What is it that gives a person their value and worth? Some believe and live as though skin color, socioeconomic status, or benefit to society are what determine it. For Christians, the book of Genesis begins to provide the answer in the opening chapter. The latin phrase ‘imago dei’ means “image of God”.
In Genesis 1:27 Moses writes, So God created man in his own image, in the image of God he created him; male and female he created them. Men and women, the human race, everybody is made in his image. Thus, a person’s worth and value is infinitely high.
What is the Bible communicating with this idea? The human race bears the image of its Creator by their reason, morality, and ability to relate to others governed by love and goodness. It is a level of community and relationship that no other created thing within the cosmos can reach.
Human dignity is also reflected in the image of God. We are all inherently dignified by the Creator’s imprint. But when watching a video, or viewing a picture that went viral on Twitter, we more than likely forget this. We say, “that is what a _______ would say”, or “people who are ______do that”. Our different viewpoints, ethnicities, and religious beliefs can keep us from remembering that we’re a human community of the imago dei. And before we mourn over the scene of an image bearer laid dead on the street, we consider all the arguments that justify that tragic end result.
I give this example because of where I found myself a few years ago. My need to rationally understand everything that was happening in our world was satisfied by the simple act of labeling ‘others’. Add to that, many in my Christian ‘tribe’ were beginning to do the same thing. Those who believed that God created everybody, were now beginning to see some as ‘sub-human’. The irony of it all is tragic. Essentially, what many believed, including myself, was that everyone was dignified to the degree it fit our agenda. Unfortunately, this is nowhere found in Scripture.
But the demise into this kind of degradation can happen fast. For many of us it begins with labels. As soon as I label you and presume to know you, then I no longer have to care for you. It’s dehumanizing. Labels are the cancer that kills embodied neighborliness. Take a daily sample of labels that people use which potentially rob others of their humanity. The list is long: black, brown, immigrant, gay, transgender, leftist, politician, “the media”, celebrity, “anti-God”, liberal, extremist, or Muslim. I’m sure you could easily add to the list.
Usually, when there are disagreements concerning these categories, the first thing thrown out the window is the human dignity rooted in imago dei. That is anti-love and anti-Christ. You and I may disagree on lifestyle and worldview, but you are a person made in the image of God, and you are entitled to be treated in a way that affirms your value and worth.

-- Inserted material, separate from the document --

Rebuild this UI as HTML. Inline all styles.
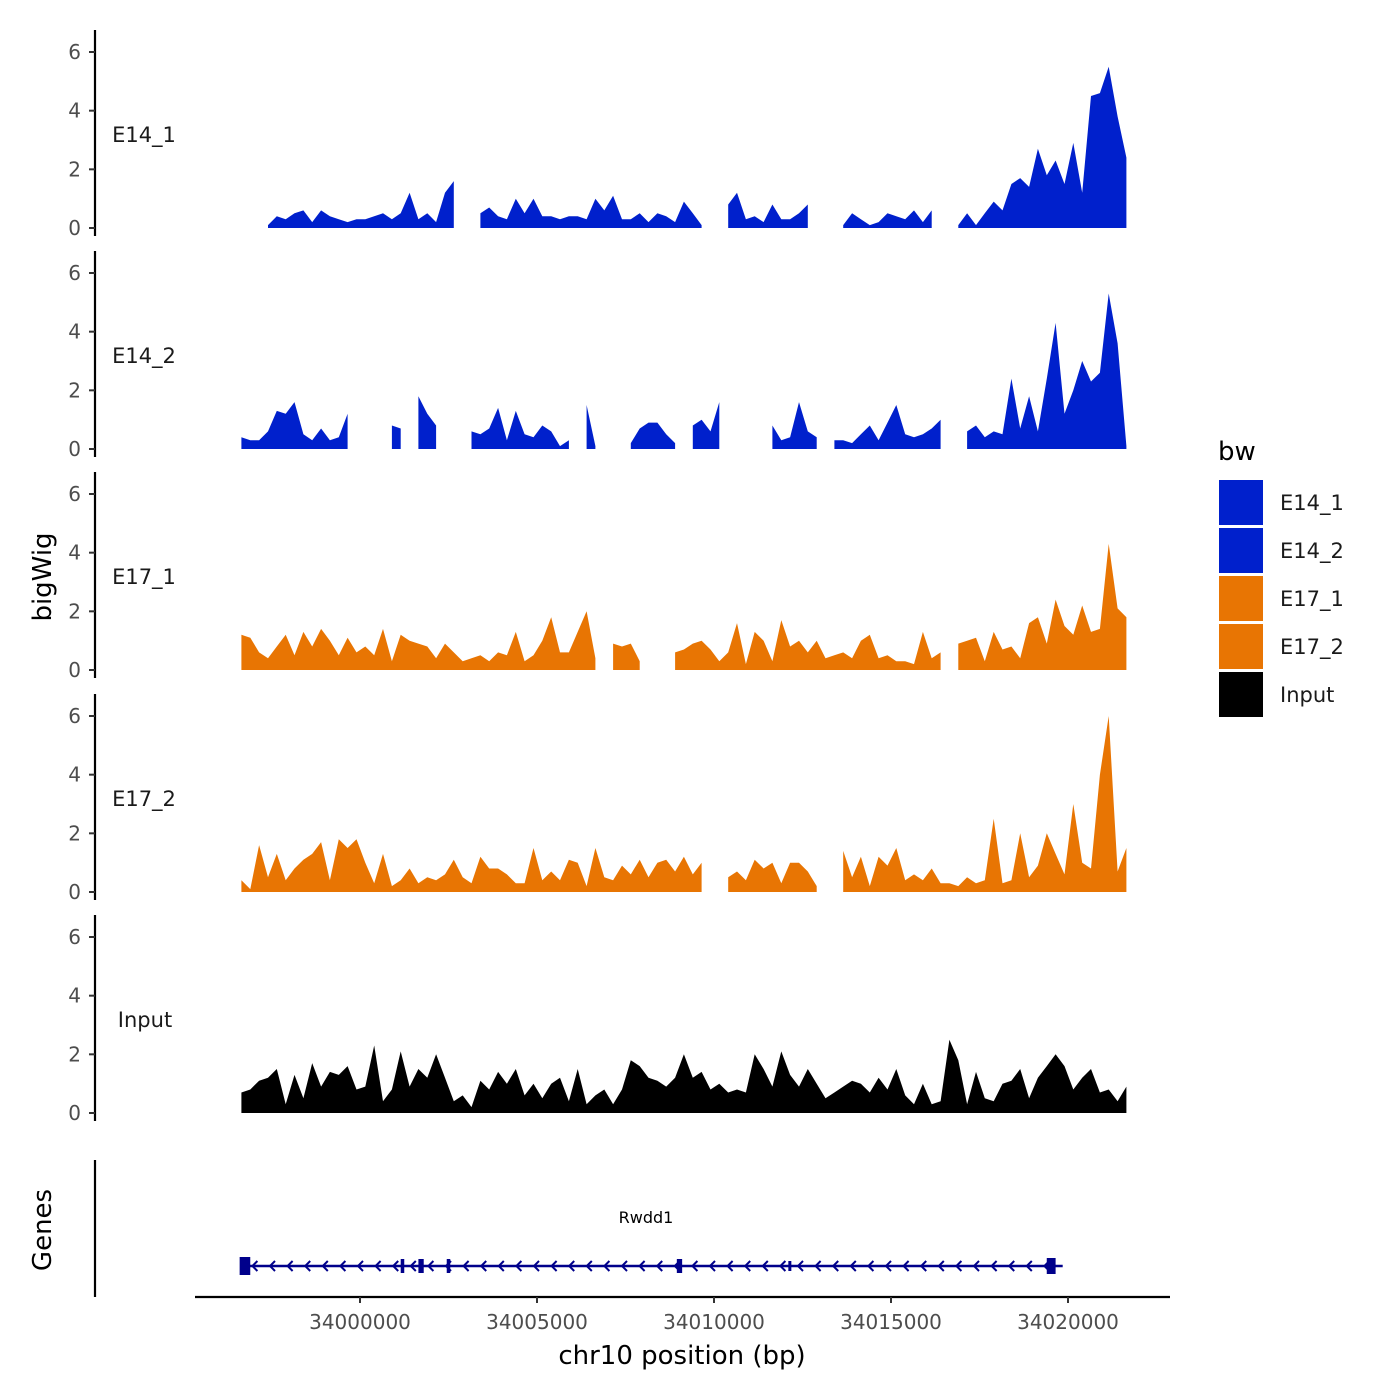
<!DOCTYPE html>
<html><head><meta charset="utf-8"><style>
html,body{margin:0;padding:0;background:#fff}
svg{display:block;font-family:"DejaVu Sans","Liberation Sans",sans-serif}
</style></head><body>
<svg id="chart" width="1400" height="1400" viewBox="0 0 1400 1400" xmlns="http://www.w3.org/2000/svg"></svg>
<script>
const binStart = 33996650;
const binStep = 250;
const trackNames = ["E14_1","E14_2","E17_1","E17_2","Input"];
const trackColors = ["#0020CC","#0020CC","#E87503","#E87503","#000000"];
const yTicks = [0,2,4,6];
const xTicks = [34000000,34005000,34010000,34015000,34020000];
const N = null;
const e14_1 = [N,0.3,N,0.1,0.4,0.3,0.5,0.6,0.2,0.6,0.4,0.3,0.2,0.3,0.3,0.4,0.5,0.3,0.5,1.2,0.3,0.5,0.2,1.2,1.6,N,N,0.5,0.7,0.4,0.3,1.0,0.5,1.0,0.4,0.4,0.3,0.4,0.4,0.3,1.0,0.6,1.1,0.3,0.3,0.5,0.2,0.5,0.4,0.2,0.9,0.5,0.1,N,N,0.8,1.2,0.3,0.4,0.2,0.8,0.3,0.3,0.5,0.8,N,N,N,0.1,0.5,0.3,0.1,0.2,0.5,0.4,0.3,0.6,0.2,0.6,N,N,0.1,0.5,0.1,0.5,0.9,0.6,1.5,1.7,1.4,2.7,1.8,2.3,1.5,2.9,1.2,4.5,4.6,5.5,3.8,2.4];
const e14_2 = [0.4,0.3,0.3,0.6,1.3,1.2,1.6,0.5,0.3,0.7,0.3,0.4,1.2,N,N,N,N,0.8,0.7,N,1.8,1.2,0.8,N,N,N,0.6,0.5,0.7,1.4,0.3,1.3,0.5,0.4,0.8,0.6,0.1,0.3,N,1.5,0.1,N,N,N,0.2,0.7,0.9,0.9,0.5,0.2,N,0.8,1.0,0.6,1.6,N,N,1.5,N,N,0.8,0.3,0.4,1.6,0.6,0.4,N,0.3,0.3,0.2,0.5,0.8,0.3,0.9,1.5,0.5,0.4,0.5,0.7,1.0,N,N,0.6,0.8,0.4,0.6,0.5,2.4,0.7,1.8,0.6,2.4,4.3,1.2,2.0,3.0,2.3,2.6,5.3,3.6,0.1];
const e17_1 = [1.2,1.1,0.6,0.4,0.8,1.2,0.5,1.3,0.8,1.4,1.0,0.5,1.1,0.6,0.8,0.5,1.4,0.3,1.2,1.0,0.9,0.8,0.4,0.9,0.6,0.3,0.4,0.5,0.3,0.6,0.5,1.3,0.3,0.5,1.0,1.8,0.6,0.6,1.3,2.0,0.4,N,0.9,0.8,0.9,0.3,N,N,N,0.6,0.7,0.9,1.0,0.7,0.3,0.6,1.6,0.2,1.3,1.0,0.3,1.7,0.8,1.0,0.6,1.0,0.4,0.5,0.6,0.4,1.0,1.2,0.4,0.5,0.3,0.3,0.2,1.3,0.4,0.6,N,0.9,1.0,1.1,0.3,1.3,0.7,0.8,0.4,1.6,1.8,0.9,2.4,1.5,1.2,2.2,1.3,1.4,4.3,2.1,1.8];
const e17_2 = [0.4,0.1,1.6,0.5,1.3,0.4,0.8,1.1,1.3,1.7,0.4,1.8,1.5,1.8,1.0,0.3,1.3,0.2,0.4,0.8,0.3,0.5,0.4,0.6,1.1,0.5,0.3,1.2,0.8,0.8,0.6,0.3,0.3,1.5,0.4,0.7,0.4,1.1,1.0,0.2,1.5,0.5,0.4,0.9,0.6,1.1,0.5,1.0,1.1,0.7,1.2,0.6,1.0,N,N,0.5,0.7,0.4,1.1,0.8,1.0,0.3,1.0,1.0,0.7,0.2,N,N,1.4,0.5,1.2,0.2,1.2,0.9,1.5,0.4,0.6,0.4,0.8,0.3,0.3,0.2,0.5,0.3,0.4,2.5,0.3,0.4,2.0,0.5,0.9,2.0,1.3,0.6,3.0,1.0,0.8,4.0,6.0,0.7,1.5];
const input = [0.7,0.8,1.1,1.2,1.5,0.3,1.3,0.5,1.7,0.9,1.4,1.3,1.6,0.8,0.9,2.3,0.4,0.8,2.1,0.9,1.5,1.2,2.0,1.2,0.4,0.6,0.2,1.1,0.8,1.4,1.0,1.5,0.6,1.0,0.5,1.0,1.2,0.4,1.5,0.3,0.6,0.8,0.3,0.8,1.8,1.6,1.2,1.1,0.9,1.2,2.0,1.2,1.4,0.8,1.0,0.7,0.8,0.7,2.0,1.5,0.9,2.1,1.3,0.9,1.5,1.0,0.5,0.7,0.9,1.1,1.0,0.7,1.2,0.8,1.5,0.6,0.3,1.0,0.3,0.4,2.5,1.8,0.3,1.4,0.5,0.4,1.0,1.1,1.5,0.5,1.2,1.6,2.0,1.6,0.8,1.2,1.5,0.7,0.8,0.4,0.9];
const trackValues = [e14_1,e14_2,e17_1,e17_2,input];
const geneStart = 33996650, geneEnd = 34019850;
const exonStarts = [33996600,34001150,34001650,34002450,34008950,34012100,34019400];
const exonEnds   = [33996900,34001250,34001800,34002550,34009100,34012170,34019650];
const exonHeights = [18,14,14,14,14,10,16];

const svg = document.getElementById('chart');
const NS = 'http://www.w3.org/2000/svg';
function mk(tag, attrs, parent){const e=document.createElementNS(NS,tag);for(const k in attrs)e.setAttribute(k,attrs[k]);(parent||svg).appendChild(e);return e;}
const xScale = bp => 360 + (bp - 34000000) * (708/20000);
const panelZero = [228,449,670,892,1113];
const yScale = (p,v) => panelZero[p] - v * (176/6);

for (let p=0;p<5;p++){
  const g = mk('g',{});
  
  
  const vals = trackValues[p];
  let seg = [];
  const flush = () => {
    if (seg.length){
      let d = 'M'+xScale(seg[0][0]).toFixed(1)+','+yScale(p,0);
      seg.forEach(s=>{d+='L'+xScale(s[0]).toFixed(1)+','+yScale(p,s[1]).toFixed(1);});
      d+='L'+xScale(seg[seg.length-1][0]).toFixed(1)+','+yScale(p,0)+'Z';
      const a = mk('path',{d:d,fill:trackColors[p]},g);
      
      
    }
    seg = [];
  };
  vals.forEach((v,i)=>{ if(v===null) flush(); else seg.push([binStart+i*binStep,v]); });
  flush();
  const ax = mk('line',{x1:95,x2:95,y1:panelZero[p]-198,y2:panelZero[p]+8,stroke:'#000','stroke-width':2.2},g);
  
  
  yTicks.forEach(t=>{
    const y = yScale(p,t);
    mk('line',{x1:89,x2:95,y1:y,y2:y,stroke:'#333','stroke-width':2},g);
    const tx = mk('text',{x:81,y:y+7,'text-anchor':'end','font-size':20,fill:'#4d4d4d'},g);
    tx.textContent = t;
    
    
  });
  const lb = mk('text',{x:p===4?145:144,y:yScale(p,3.2)+8,'text-anchor':'middle','font-size':21,fill:'#1a1a1a'},g);
  lb.textContent = trackNames[p];
  
  
}

const gg = mk('g',{});


mk('line',{x1:95,x2:95,y1:1160,y2:1297,stroke:'#000','stroke-width':2.2},gg);
mk('line',{x1:xScale(geneStart),x2:xScale(geneEnd),y1:1266,y2:1266,stroke:'#00008B','stroke-width':2.5},gg);
for (let x = xScale(geneStart)+12; x < xScale(geneEnd)-4; x += 17.6){
  mk('path',{d:`M${x+4},${1261}L${x-1},1266L${x+4},1271`,fill:'none',stroke:'#00008B','stroke-width':2},gg);
}
exonStarts.forEach((s,i)=>{
  const x1=xScale(s), x2=xScale(exonEnds[i]);
  const r = mk('rect',{x:x1,y:1266-exonHeights[i]/2,width:Math.max(3,x2-x1),height:exonHeights[i],fill:'#00008B'},gg);
  
  
});
const gn = mk('text',{x:646,y:1223,'text-anchor':'middle','font-size':16,fill:'#000'},gg);
gn.textContent='Rwdd1';



const xg = mk('g',{});


mk('line',{x1:195,x2:1170,y1:1297,y2:1297,stroke:'#000','stroke-width':2.2},xg);
xTicks.forEach(t=>{
  const x=xScale(t);
  mk('line',{x1:x,x2:x,y1:1297,y2:1303,stroke:'#333','stroke-width':2},xg);
  const tx = mk('text',{x:x,y:1329,'text-anchor':'middle','font-size':20,fill:'#4d4d4d'},xg);
  tx.textContent=t;
  
  
});
const xt = mk('text',{x:682,y:1364,'text-anchor':'middle','font-size':26,fill:'#000'});
xt.textContent='chr10 position (bp)';


const yt = mk('text',{x:0,y:0,'text-anchor':'middle','font-size':26,fill:'#000',transform:'translate(51,577) rotate(-90)'});
yt.textContent='bigWig';


const gt = mk('text',{x:0,y:0,'text-anchor':'middle','font-size':26,fill:'#000',transform:'translate(51,1230) rotate(-90)'});
gt.textContent='Genes';



const lg = mk('g',{});


const lt = mk('text',{x:1218,y:460,'font-size':26,fill:'#000'},lg);
lt.textContent='bw';


trackNames.forEach((n,i)=>{
  const y=480+i*48;
  const r = mk('rect',{x:1219,y:y,width:44,height:45,fill:trackColors[i]},lg);
  
  
  const t = mk('text',{x:1280,y:y+30,'font-size':21,fill:'#1a1a1a'},lg);
  t.textContent=n;
  
  
});
</script>
</body></html>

So where do we go from here?
Jesus offers us a better way. And Jesus went throughout all the cities and villages, teaching in their synagogues and proclaiming the gospel of the kingdom and healing every disease and every affliction.When he saw the crowds, he had compassion for them, because they were harassed and helpless, like sheep without a shepherd. Then he said to his disciples, “The harvest is plentiful, but the laborers are few; therefore pray earnestly to the Lord of the harvest to send out laborers into his harvest.” – Matthew 9:35-38
Seeing the masses Jesus had compassion. That phrase is an interesting one— it means that your bowels are stirred. The inner parts of who you are unsettled. Jesus saw their condition and then began to speak to his followers about their prayer life. Here is what we must consider: if you don’t recognize the humanity of an individual, you’ll never carry them into your prayer closet. I thought I had every good reason to be skeptical of the Black Lives Matter movement, but never once prayed for them. Zero invitations to the prayer closet. But according to Jesus, prayer and intercession is where compassion is birthed. “Pray earnestly to the Lord”, he says. Have I done this for image bearers who, despite difference, need me to act? Have you?
We will not actively engage and compassionately reach people that we haven’t prayed for and wept for in the presence of God. We just won’t. But when we do, I believe God will act. From there, he gives us the ability to take action, even without having all the answers.
Let’s be very clear. God is saving people from all tribes and nations. God is saving homosexuals. God is saving transgenders. God is saving people on the ‘left’ and saving people on the ‘right’. But do we pray as if this is true?
As we pray, and are moved with compassion, I believe God will lead us to see ‘others’ without the label. To see another human as the image bearer they are, in light of differences, is the doorway to neighborly love. You see, it’s hard to love people we don’t know. But if the gospel is about Jesus moving toward us to give real life, then let us pray and move toward our neighbors with all his strength and love.
Reflect On This…
Think of a few people that you are close too, who are precious to you. How do you see Jesus reflected in them?
Is there a person or a type of person that you consistently struggle to love, who always seems to be a “him,” “her,” or “them” instead of an “us” in your mind?
How can you pray for both of these groups, for you to see better the dignity of God’s image in them and for that image to flourish?